Het hof stelde vast dat de voorzitter van de stichting als hoofdverantwoordelijke binnen de stichting, de feitelijke werkzaamheden had overgelaten aan een derde en voor wat betreft de financiële aspecten aanvankelijk afging op zijn verklaringen en op de verklaringen van de penningmeester. Het hof is daarbij van mening dat de voorzitter van de stichting achteraf bezien naïef is geweest om geheel op deze afgegeven informatie te vertrouwen en deze informatie niet te controleren. Deze naïviteit wordt de voorzitter van de stichting echter niet door het hof aangerekend, hetgeen gelet op de aard en de activiteit van de stichting - het uitgeven van een schoolkrant - terecht voorkomt. Het hof was dan ook van oordeel dat de voorzitter van de stichting niet wist dat sprake was van benadeling van een schuldeiser waardoor de vordering werd afgewezen.

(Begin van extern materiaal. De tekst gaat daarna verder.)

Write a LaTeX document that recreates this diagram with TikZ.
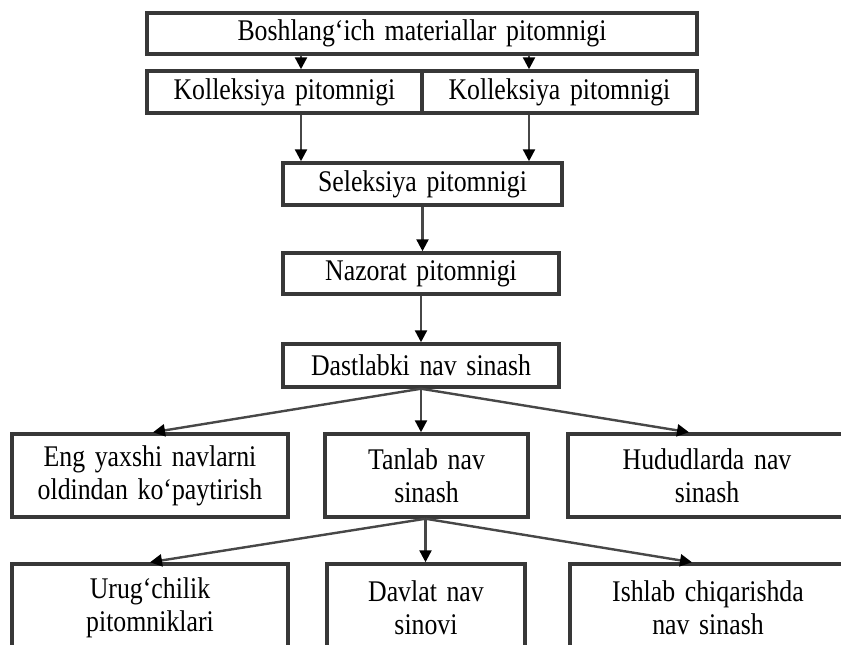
\documentclass[tikz,border=0pt]{standalone}
\usepackage{fontspec}
\setmainfont{Liberation Serif}[FakeStretch=0.86,WordSpace=1.5]
\usetikzlibrary{arrows.meta,calc}
\begin{document}
\begin{tikzpicture}[x=0.75pt,y=-0.75pt,
  box/.style={draw=black!78, line width=2.6pt, fill=white, inner sep=0pt, align=center,
    font=\fontsize{22.5}{25}\selectfont},
  arr/.style={draw=black!72, line width=1.8pt, -{Triangle[length=9pt,width=9pt,black]}}]
\useasboundingbox (0,0) rectangle (841,645);
\clip (0,0) rectangle (841,645);
\coordinate (cL) at (301,0);
\coordinate (cR) at (529,0);
\node[box, minimum width=412.5pt, minimum height=30.75pt] (top) at (422,33.5) {Boshlang‘ich materiallar pitomnigi};
\node[box, minimum width=206.25pt, minimum height=31.5pt] (k1) at (284.5,92) {Kolleksiya pitomnigi};
\node[box, minimum width=206.25pt, minimum height=31.5pt] (k2) at (559.5,92) {Kolleksiya pitomnigi};
\node[box, minimum width=209.25pt, minimum height=31.5pt] (sel) at (422.5,184) {Seleksiya pitomnigi};
\node[box, minimum width=207pt, minimum height=30.75pt] (naz) at (421,273.5) {Nazorat pitomnigi};
\node[box, minimum width=207pt, minimum height=32.25pt] (dast) at (421,365.5) {Dastlabki nav sinash};
\node[box, minimum width=207pt, minimum height=62.25pt] (eng) at (150,475.5) {Eng yaxshi navlarni\\oldindan ko‘paytirish};
\node[box, minimum width=152.25pt, minimum height=62.25pt] (tan) at (426.5,475.5) {Tanlab nav\\sinash};
\node[box, minimum width=208.5pt, minimum height=62.25pt] (hud) at (707,475.5) {Hududlarda nav\\sinash};
\node[box, minimum width=207pt, minimum height=66pt] (uru) at (150,608) {Urug‘chilik\\pitomniklari};
\node[box, minimum width=148.5pt, minimum height=66pt] (dav) at (426,608) {Davlat nav\\sinovi};
\node[box, minimum width=207pt, minimum height=66pt] (ish) at (708,608) {Ishlab chiqarishda\\nav sinash};
\coordinate (ts) at ($(tan.south)+(-1,0)$);
\draw[arr] (top.south -| cL) -- (k1.north -| cL);
\draw[arr] (top.south -| cR) -- (k2.north -| cR);
\draw[arr] (k1.south -| cL) -- (sel.north -| cL);
\draw[arr] (k2.south -| cR) -- (sel.north -| cR);
\draw[arr] (sel.south) -- (sel.south |- naz.north);
\draw[arr] (naz.south) -- (naz.south |- dast.north);
\draw[arr] (dast.south) -- ($(eng.north)+(3,0)$);
\draw[arr] (dast.south) -- (dast.south |- tan.north);
\draw[arr] (dast.south) -- ($(hud.north)+(-18,0)$);
\draw[arr] (ts) -- (uru.north);
\draw[arr] (ts) -- (ts |- dav.north);
\draw[arr] (ts) -- ($(ish.north)+(-16,0)$);
\end{tikzpicture}
\end{document}
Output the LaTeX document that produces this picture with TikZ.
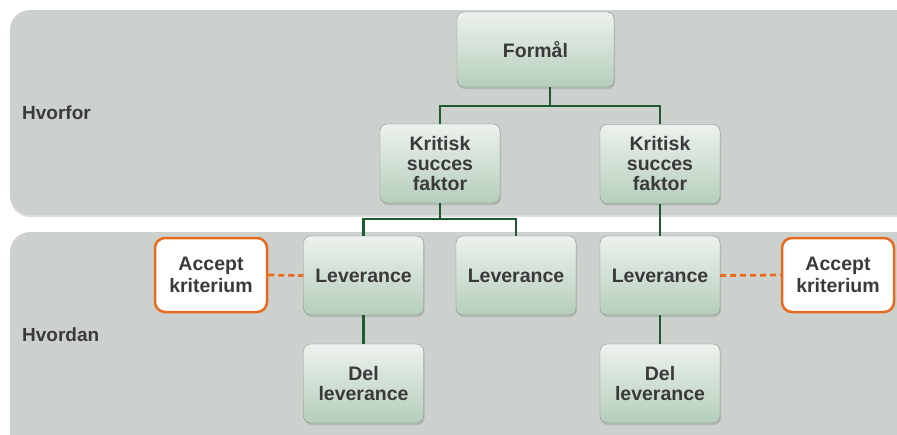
\documentclass[tikz,border=0pt]{standalone}
\usepackage{fontspec}
\setmainfont{Liberation Sans}
\usetikzlibrary{shadows}

\definecolor{bandgray}{HTML}{CDD1CD}
\definecolor{boxtop}{HTML}{EDF2EE}
\definecolor{boxbottom}{HTML}{B5CEBB}
\definecolor{boxline}{HTML}{858F86}
\definecolor{linkgreen}{HTML}{1D5A2E}
\definecolor{acceptorange}{HTML}{E86A1F}
\definecolor{textgray}{HTML}{3A3A3A}

\begin{document}
\begin{tikzpicture}[
    x=1pt, y=-1pt,
    band/.style={fill=bandgray, draw=none, rounded corners=20pt,
        drop shadow={shadow xshift=0pt, shadow yshift=-2pt, opacity=0.25}},
    box/.style={rectangle, draw=boxline, rounded corners=7pt,
        top color=boxtop, bottom color=boxbottom,
        minimum width=120pt, minimum height=79pt, align=center,
        font=\fontsize{19.5}{20}\selectfont\bfseries, text=textgray,
        drop shadow={shadow xshift=1pt, shadow yshift=-2pt, opacity=0.3}},
    accept/.style={rectangle, draw=acceptorange, line width=2.5pt, fill=white,
        rounded corners=10pt, minimum width=112pt, minimum height=74pt,
        align=center, font=\fontsize{19.5}{22}\selectfont\bfseries, text=textgray},
    side/.style={anchor=west, inner sep=0pt, font=\fontsize{19}{20}\selectfont\bfseries, text=textgray},
    link/.style={draw=linkgreen, line width=2.8pt},
    dashlink/.style={draw=acceptorange, line width=2.8pt, dash pattern=on 6pt off 4pt}
]
\useasboundingbox (0,0) rectangle (897,434);

% Bands
\path[band] (10,10) rectangle (920,215);
\path[band] (10,232) rectangle (920,460);
\node[side] (hvorfor) at (22,113) {Hvorfor};
\node[side] (hvordan) at (22,335) {Hvordan};

% Top level
\node[box, minimum width=157pt, minimum height=75pt] (formal) at (535.5,49.5) {Formål};

% Critical success factors
\node[box] (k1) at (440,163.5) {Kritisk\\succes\\faktor};
\node[box] (k2) at (660,164) {Kritisk\\succes\\faktor};

% Deliverables
\node[box] (l1) at (363.5,275.5) {Leverance};
\node[box] (l2) at (516,275.5) {Leverance};
\node[box] (l3) at (660,275.5) {Leverance};

% Sub deliverables
\node[box] (d1) at (363.5,383.5) {Del\\leverance};
\node[box] (d2) at (660,383.5) {Del\\leverance};

% Acceptance criteria
\node[accept] (a1) at (211,275) {Accept\\kriterium};
\node[accept] (a2) at (838,275) {Accept\\kriterium};

% Connections
\coordinate (j1) at (550,106);
\coordinate (j2) at (363.5,219);
\draw[link] (formal.south -| j1) -- (j1);
\draw[link] (k1.north) -- (k1.north |- j1) -- (k2.north |- j1) -- (k2.north);
\draw[link] (k1.south) -- (k1.south |- j2);
\draw[link] (l1.north) -- (j2) -- (j2 -| l2.north) -- (l2.north);
\draw[link] (k2.south) -- (l3.north);
\draw[link] (l1.south) -- (d1.north);
\draw[link] (l3.south) -- (d2.north);

\draw[dashlink] (a1.east) -- (l1.west);
\draw[dashlink] (l3.east) -- (a2.west);

\end{tikzpicture}
\end{document}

Met naïviteit zal overigens een beroepsbestuurder van een professionele onderneming immers niet snel wegkomen. Deze uitkomst is dan ook wenselijk om de vele vrijwilligers die [onbezorgde] bestuurstaken verrichten het leven mogelijk te maken. Met de inzet en beschikbaarheid van dergelijke bestuurders zou het snel gedaan zijn als aansprakelijkheidsrisico’s om het minste op de loer liggen. Van de bestuurder/vrijwilliger kan niet dezelfde mate van kennis en betrokkenheid worden gevergd als van een beroepsbestuurder.